How this was built
Provenance is built to the same bar it holds outbound copy: a Constitution, a locked PRD, deterministic offline replay, and an immutable pytest harness that is the authoritative gate. · 5 min read
Provenance is a demo whose entire thesis is “can't say what it can't prove.” The build holds itself to that same standard. Three files at the repository root govern every change: CONSTITUTION.md (inviolable guardrails), docs/01-intake/PRD.md (the locked specification), and BUILD-AUTONOMY.md (the standing-approval charter). Together they let the build run to completion without per-step approvals, while the Constitution keeps it honest.
The Constitution — ten articles, checked before merge
Every agent (human or AI) is checked against CONSTITUTION.md before a merge. Articles I–V are inviolable; VI–X are overridable only with a logged decision in docs/05-build/DECISIONS.md. The four load-bearing articles for this build:
| I — Truthfulness | No fabricated results, metrics, or capabilities. Demo numbers (catch-rate, regret, ECE) are computed from a real run, never hand-typed. A claim the code can't substantiate is a bug, not a feature — a CRITICAL violation that halts the build. |
| V — Scope discipline | Build the end-to-end thin slice the PRD describes — real where it matters (Gate, NLI, Assurance math, the form/website), simulated where it is theatre (the CTA oracle). No production auth, no real sending. |
| VII — No test theatre | The eval harness in tests/ is immutable once written. Tests are never weakened, skipped, or rewritten to make code pass. They hit the real Gate (no mocks of the decision logic) and assert inequalities and floors, not hardcoded numbers. |
| VIII — Honest reporting | Report what actually ran vs. what was only inspected, per layer. “Compiles” is not “works.” A layer that couldn't be exercised is surfaced as a gap, never reported green. |
The locked PRD and the autonomy charter
docs/01-intake/PRD.md is the authority and is immutable from build start — new requirements land as numbered, dated amendments rather than silent edits (a deck-vs-PRD conflict resolves to the PRD). With the Constitution, the PRD, and BUILD-AUTONOMY.md all present at the root, the build carries standing approval to create files, set local config, and install the declared dependencies without per-step gates. It still halts and escalates for four fixed stop conditions: anything destructive or irreversible, anything outward-facing (a push, a deploy, a real send), anything that spends money beyond budget, or a genuinely undecidable high-stakes fork. Everything the PRD is silent on is decided and logged as a numbered Rn entry in docs/05-build/DECISIONS.md, flagged basis=spec or basis=interpretation.

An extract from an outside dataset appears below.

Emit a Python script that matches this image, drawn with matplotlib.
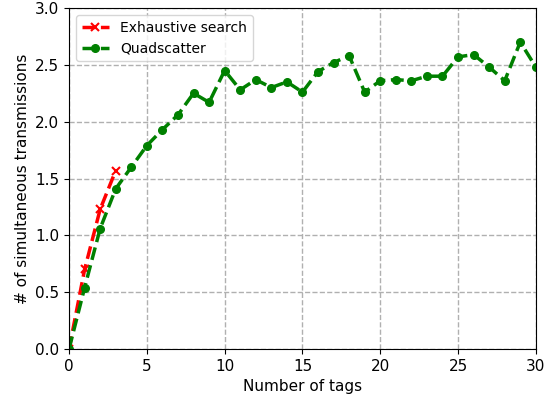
import numpy as np
import matplotlib
matplotlib.use("Agg")
import matplotlib.pyplot as plt

# exhaustive search only runs for small tag counts
exh_tags = [0, 1, 2, 3]
exh_vals = [0.0, 0.70, 1.23, 1.57]

quad_tags = list(range(31))
quad_vals = [0.0, 0.54, 1.06, 1.41, 1.60, 1.79, 1.93, 2.06, 2.25, 2.17,
             2.45, 2.28, 2.37, 2.30, 2.35, 2.26, 2.44, 2.52, 2.58, 2.26,
             2.36, 2.37, 2.36, 2.40, 2.40, 2.57, 2.59, 2.48, 2.36, 2.70,
             2.48]

fig, ax = plt.subplots(figsize=(5.57, 4.0), dpi=100)
fig.subplots_adjust(left=0.124, right=0.962, top=0.98, bottom=0.1275)

ax.plot(exh_tags, exh_vals, 'r--x', linewidth=2.5, markersize=6,
        markeredgewidth=1.5, label="Exhaustive search")
ax.plot(quad_tags, quad_vals, 'g--o', linewidth=2.5, markersize=5.5,
        label="Quadscatter")

ax.set_xlim(0, 30)
ax.set_ylim(0, 3.0)
ax.set_xticks(np.arange(0, 31, 5))
ax.set_yticks(np.arange(0, 3.01, 0.5))
ax.grid(True, linestyle='--', color='#b0b0b0', linewidth=1)
ax.set_axisbelow(True)

ax.set_xlabel("Number of tags", fontsize=11)
ax.set_ylabel("# of simultaneous transmissions", fontsize=11)
ax.tick_params(labelsize=11)
ax.legend(loc="upper left", fontsize=10)

fig.savefig("out.png", dpi=100)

Determinism — seed-locked, offline, $0, byte-identical
Per decision R5, “live” means deterministic seeded replay, not live inference. The whole demo runs offline by default with no API key, at $0, and re-running python -m scripts.pipeline produces byte-identical artifacts. Every artifact — the 1000 synthetic recipients, the claim ledgers, the campaign runs, the metrics — is reproducible from scripts/ plus the global seed (guarded across processes; see R9, which replaced Python's salted built-in hash() with a stable hash). An optional rich profile can upgrade the verifier with real models, but those outputs are cached so the run still replays deterministically afterward.
Pytest is the authoritative gate
The five headline properties aren't claims in a slide — they live in tests/ and are run with python -m pytest -q. They hit the real Gate with no mocks of the decision logic: P1 a Gate-blocked lie can never be selected (test_optimizer.py); P2 the Gate blocks a legal-hold claim the instant the hold flips, attributable to rules_version alone (test_gate.py); P3 a drift event re-verifies exactly the affected claims (test_gate.py, test_drift.py); P4 the website renders only Gate-passed claims, with the same verdict per claim_id on both channels (test_website.py); P5 Assurance catch-rate beats the single-judge baseline at fixed false-reject (test_assurance.py).